■ **Data provided**
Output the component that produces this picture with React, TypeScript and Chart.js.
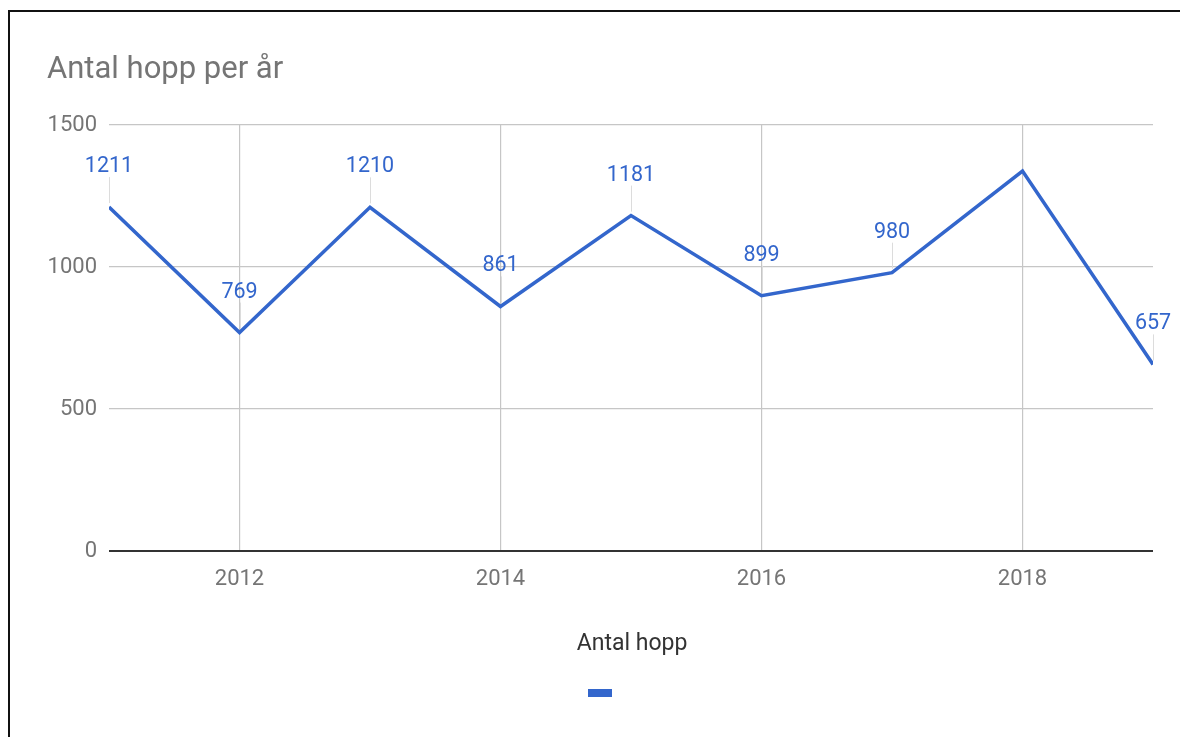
import React, { useEffect, useRef } from "react";
import { Chart, registerables } from "chart.js";

Chart.register(...registerables);

const chartTitle = "Antal hopp per år";
const seriesName = "Antal hopp";
const years = [2011, 2012, 2013, 2014, 2015, 2016, 2017, 2018, 2019];
const hopp = [1211, 769, 1210, 861, 1181, 899, 980, 1338, 657];
const pointLabels = ["1211", "769", "1210", "861", "1181", "899", "980", "", "657"];
const xTicks = [2012, 2014, 2016, 2018];
const yTicks = [0, 500, 1000, 1500];

const BLUE = "#3366cc";
const GREY = "#757575";
const FONT = "Roboto";

const decorPlugin = {
  id: "decor",
  beforeDatasetsDraw(chart: any) {
    const ctx = chart.ctx;
    const meta = chart.getDatasetMeta(0);
    ctx.save();
    ctx.strokeStyle = "#dcdcdc";
    ctx.lineWidth = 1;
    meta.data.forEach((pt: any, i: number) => {
      if (!pointLabels[i]) return;
      const x = Math.round(pt.x) + 0.5;
      ctx.beginPath();
      ctx.moveTo(x, pt.y - 4);
      ctx.lineTo(x, pt.y - 30);
      ctx.stroke();
    });
    ctx.restore();
  },
  afterDatasetsDraw(chart: any) {
    const ctx = chart.ctx;
    const meta = chart.getDatasetMeta(0);
    ctx.save();
    ctx.font = `21.5px ${FONT}`;
    ctx.fillStyle = BLUE;
    ctx.textAlign = "center";
    ctx.textBaseline = "alphabetic";
    meta.data.forEach((pt: any, i: number) => {
      if (!pointLabels[i]) return;
      ctx.fillText(pointLabels[i], pt.x, pt.y - 35);
    });
    ctx.restore();
  },
  afterDraw(chart: any) {
    const ctx = chart.ctx;
    const area = chart.chartArea;
    ctx.save();
    // title
    ctx.font = `31px ${FONT}`;
    ctx.fillStyle = GREY;
    ctx.textAlign = "left";
    ctx.textBaseline = "alphabetic";
    ctx.fillText(chartTitle, 47, 78);
    // legend
    const cx = (area.left + area.right) / 2;
    ctx.font = `23px ${FONT}`;
    ctx.fillStyle = "#333333";
    ctx.textAlign = "center";
    ctx.fillText(seriesName, cx + 1, 650);
    ctx.fillStyle = BLUE;
    ctx.fillRect(cx - 43, 689, 24, 8);
    ctx.restore();
  },
};

export default function App() {
  const canvasRef = useRef<HTMLCanvasElement | null>(null);

  useEffect(() => {
    if (!canvasRef.current) return;
    const chart = new Chart(canvasRef.current, {
      type: "line",
      data: {
        datasets: [
          {
            label: seriesName,
            data: years.map((y, i) => ({ x: y, y: hopp[i] })),
            borderColor: BLUE,
            backgroundColor: BLUE,
            borderWidth: 3.5,
            pointRadius: 0,
            pointHoverRadius: 0,
            tension: 0,
            fill: false,
          },
        ],
      },
      options: {
        animation: false,
        responsive: false,
        devicePixelRatio: 1,
        layout: { padding: { left: 0, right: 27, top: 125, bottom: 136 } },
        plugins: {
          legend: { display: false },
          title: { display: false },
          tooltip: { enabled: false },
        },
        scales: {
          x: {
            type: "linear",
            min: years[0],
            max: years[years.length - 1],
            afterBuildTicks: (scale: any) => {
              scale.ticks = xTicks.map((v) => ({ value: v }));
            },
            afterFit: (scale: any) => {
              scale.height = 50;
            },
            grid: { color: "#c6c6c6", lineWidth: 1.2, drawTicks: false },
            border: { display: false },
            ticks: {
              color: GREY,
              font: { family: FONT, size: 22 },
              padding: 15,
              maxRotation: 0,
              autoSkip: false,
              callback: (v: any) => String(v),
            },
          },
          y: {
            min: 0,
            max: 1500,
            afterBuildTicks: (scale: any) => {
              scale.ticks = yTicks.map((v) => ({ value: v }));
            },
            afterFit: (scale: any) => {
              scale.width = 109;
            },
            grid: {
              color: (c: any) => (c.tick && c.tick.value === 0 ? "#333333" : "#c6c6c6"),
              lineWidth: (c: any) => (c.tick && c.tick.value === 0 ? 2 : 1.2),
              drawTicks: false,
            },
            border: { display: false },
            ticks: {
              color: GREY,
              font: { family: FONT, size: 22 },
              padding: 12,
              callback: (v: any) => String(v),
            },
          },
        },
      },
      plugins: [decorPlugin],
    } as any);
    return () => chart.destroy();
  }, []);

  return (
    <div
      style={{
        position: "fixed",
        left: 0,
        top: 0,
        width: 1180,
        height: 737,
        overflow: "hidden",
        background: "#ffffff",
      }}
    >
      <div
        style={{
          position: "absolute",
          left: 8,
          top: 10,
          width: 1300,
          height: 900,
          border: "2px solid #111111",
          boxSizing: "border-box",
        }}
      />
      <canvas
        ref={canvasRef}
        width={1180}
        height={737}
        style={{ position: "absolute", left: 0, top: 0, width: 1180, height: 737 }}
      />
    </div>
  );
}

■ **What is required**
Set down the material exactly, every line of it, except for the pictures.

■ **Task answer**
Output the component that produces this picture with React, TypeScript and Chart.js.
import React, { useEffect, useRef } from "react";
import { Chart, registerables } from "chart.js";

Chart.register(...registerables);

const chartTitle = "Antal hopp per år";
const seriesName = "Antal hopp";
const years = [2011, 2012, 2013, 2014, 2015, 2016, 2017, 2018, 2019];
const hopp = [1211, 769, 1210, 861, 1181, 899, 980, 1338, 657];
const pointLabels = ["1211", "769", "1210", "861", "1181", "899", "980", "", "657"];
const xTicks = [2012, 2014, 2016, 2018];
const yTicks = [0, 500, 1000, 1500];

const BLUE = "#3366cc";
const GREY = "#757575";
const FONT = "Roboto";

const decorPlugin = {
  id: "decor",
  beforeDatasetsDraw(chart: any) {
    const ctx = chart.ctx;
    const meta = chart.getDatasetMeta(0);
    ctx.save();
    ctx.strokeStyle = "#dcdcdc";
    ctx.lineWidth = 1;
    meta.data.forEach((pt: any, i: number) => {
      if (!pointLabels[i]) return;
      const x = Math.round(pt.x) + 0.5;
      ctx.beginPath();
      ctx.moveTo(x, pt.y - 4);
      ctx.lineTo(x, pt.y - 30);
      ctx.stroke();
    });
    ctx.restore();
  },
  afterDatasetsDraw(chart: any) {
    const ctx = chart.ctx;
    const meta = chart.getDatasetMeta(0);
    ctx.save();
    ctx.font = `21.5px ${FONT}`;
    ctx.fillStyle = BLUE;
    ctx.textAlign = "center";
    ctx.textBaseline = "alphabetic";
    meta.data.forEach((pt: any, i: number) => {
      if (!pointLabels[i]) return;
      ctx.fillText(pointLabels[i], pt.x, pt.y - 35);
    });
    ctx.restore();
  },
  afterDraw(chart: any) {
    const ctx = chart.ctx;
    const area = chart.chartArea;
    ctx.save();
    // title
    ctx.font = `31px ${FONT}`;
    ctx.fillStyle = GREY;
    ctx.textAlign = "left";
    ctx.textBaseline = "alphabetic";
    ctx.fillText(chartTitle, 47, 78);
    // legend
    const cx = (area.left + area.right) / 2;
    ctx.font = `23px ${FONT}`;
    ctx.fillStyle = "#333333";
    ctx.textAlign = "center";
    ctx.fillText(seriesName, cx + 1, 650);
    ctx.fillStyle = BLUE;
    ctx.fillRect(cx - 43, 689, 24, 8);
    ctx.restore();
  },
};

export default function App() {
  const canvasRef = useRef<HTMLCanvasElement | null>(null);

  useEffect(() => {
    if (!canvasRef.current) return;
    const chart = new Chart(canvasRef.current, {
      type: "line",
      data: {
        datasets: [
          {
            label: seriesName,
            data: years.map((y, i) => ({ x: y, y: hopp[i] })),
            borderColor: BLUE,
            backgroundColor: BLUE,
            borderWidth: 3.5,
            pointRadius: 0,
            pointHoverRadius: 0,
            tension: 0,
            fill: false,
          },
        ],
      },
      options: {
        animation: false,
        responsive: false,
        devicePixelRatio: 1,
        layout: { padding: { left: 0, right: 27, top: 125, bottom: 136 } },
        plugins: {
          legend: { display: false },
          title: { display: false },
          tooltip: { enabled: false },
        },
        scales: {
          x: {
            type: "linear",
            min: years[0],
            max: years[years.length - 1],
            afterBuildTicks: (scale: any) => {
              scale.ticks = xTicks.map((v) => ({ value: v }));
            },
            afterFit: (scale: any) => {
              scale.height = 50;
            },
            grid: { color: "#c6c6c6", lineWidth: 1.2, drawTicks: false },
            border: { display: false },
            ticks: {
              color: GREY,
              font: { family: FONT, size: 22 },
              padding: 15,
              maxRotation: 0,
              autoSkip: false,
              callback: (v: any) => String(v),
            },
          },
          y: {
            min: 0,
            max: 1500,
            afterBuildTicks: (scale: any) => {
              scale.ticks = yTicks.map((v) => ({ value: v }));
            },
            afterFit: (scale: any) => {
              scale.width = 109;
            },
            grid: {
              color: (c: any) => (c.tick && c.tick.value === 0 ? "#333333" : "#c6c6c6"),
              lineWidth: (c: any) => (c.tick && c.tick.value === 0 ? 2 : 1.2),
              drawTicks: false,
            },
            border: { display: false },
            ticks: {
              color: GREY,
              font: { family: FONT, size: 22 },
              padding: 12,
              callback: (v: any) => String(v),
            },
          },
        },
      },
      plugins: [decorPlugin],
    } as any);
    return () => chart.destroy();
  }, []);

  return (
    <div
      style={{
        position: "fixed",
        left: 0,
        top: 0,
        width: 1180,
        height: 737,
        overflow: "hidden",
        background: "#ffffff",
      }}
    >
      <div
        style={{
          position: "absolute",
          left: 8,
          top: 10,
          width: 1300,
          height: 900,
          border: "2px solid #111111",
          boxSizing: "border-box",
        }}
      />
      <canvas
        ref={canvasRef}
        width={1180}
        height={737}
        style={{ position: "absolute", left: 0, top: 0, width: 1180, height: 737 }}
      />
    </div>
  );
}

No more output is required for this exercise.